"If memories were flowers, I could walk in your garden forever."
When my mother passed in 2021, I spent a lot of time thinking about her love of gardening. The quote above, from Tennyson, became a truth. I wrote a story about a family trip to California. My mother's frontal temporal lobe Alzheimer's had already set in, and she was struggling to remember things from her childhood, our childhood—even things from the week prior.
On the way to our rental house, I couldn’t recall the name of the purple trees and mentioned that I thought they were beautiful. She immediately told me a story about jacaranda, and about all the flowers in the garden her mother had in Barstow. She was always good at remembering the proper names of flowers, often citing their Latin names. We spent the entire ride talking about gardening. Later, she would forget which door in the house we were renting led to the bathroom and started to cry. She wanted to go home, and we were not sure which home she was imagining returning to. Still, that moment talking about flowers meant so much that all the other traumas could be forgotten.
It’s not that simple when you lose a child.

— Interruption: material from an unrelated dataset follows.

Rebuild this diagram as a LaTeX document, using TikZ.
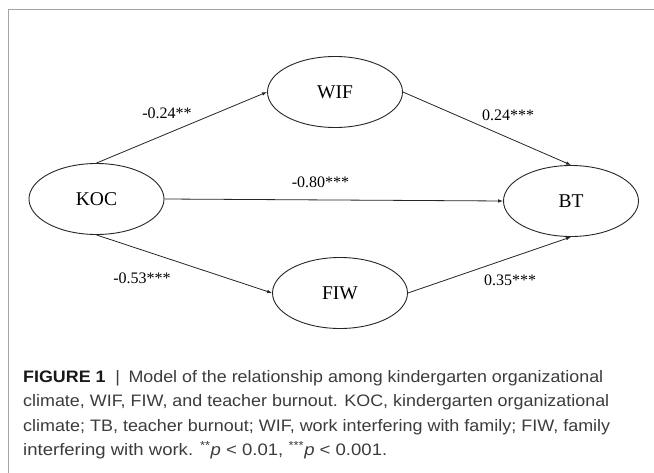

Our son was only 17 when he died by suicide. When your child dies, no matter the cicumstance, everything shifts. Every little thing becomes amplified in your mind because… seventeen years. That’s all you have. Conversations about trees, like the jacaranda lesson with my mother, become significant. They become everything.
Perhaps that’s how our positive sign company took root.
There were conversations about otherworldly signs from our son—literal and figurative—each one pointed out with the hope that it was more than just what we needed it to be. As a teenager, he loved collecting signs in metal and wood, the more nonsensical the better. They brought him joy and made him laugh more than any meme or something shared online. I’m sure it was part of childhood whimsy, but it seemed his old soul was playful in a way that sought joy in every small detail.
Often, people who struggle to feel joy are eager to make sure others around them are happy and full of light. He had so much light to give.
As Positive Sign Company grew, it became clear to our family that it doesn’t just represent those we have lost. More than that, they give light and joy to those walking in their own gardens. I imagine someone reading a Positive mini sign next to a flower whose name only my mother would remember. Or a teen catching a glimpse of a Positive ornament at home or at a friend’s home and feeling safe to open up, to share, to connect. Or a stranger seeing a sign on the wall that makes the space feel safe -at work, at home, anywhere- and they are quietly reminded to stay, to keep going, to live.
In this modern era—which I’m fully part of—I know we all long for connection, for meaning, for light.
This past weekend, we participated in our first farmer’s market. The sales were good, but that is not what I’ll remember. I’ll remember the conversation with a teacher that will lead to a collaboration to bring positive messaging to elementary students, the tears from a stranger who did not share her story but thanked us through her tears, the friends who came by to say hello- some of whom I hadn’t seen in over 20 years, and the preschoolers who we gave tiny duckies and the way they carried them, open palmed, a huge smile on their face, ready to care for their little duckies.
Since Saturday, we’ve already received orders for wellness packs (little mini signs for houseplants and gardens with Positive messages like Want to talk?, and Keep Going, Tomorrow Needs You, and You are loved. I don’t know if signs come from those we lost or from the universe or if we seek them out, but I do know taking a moment to connect can sometimes be the healing someone needs at exactly the right time.
As for me, I will walk in my mother’s and my son’s garden of memories together, but just as Positive Signs reminds, I know now that I don’t have to do it alone.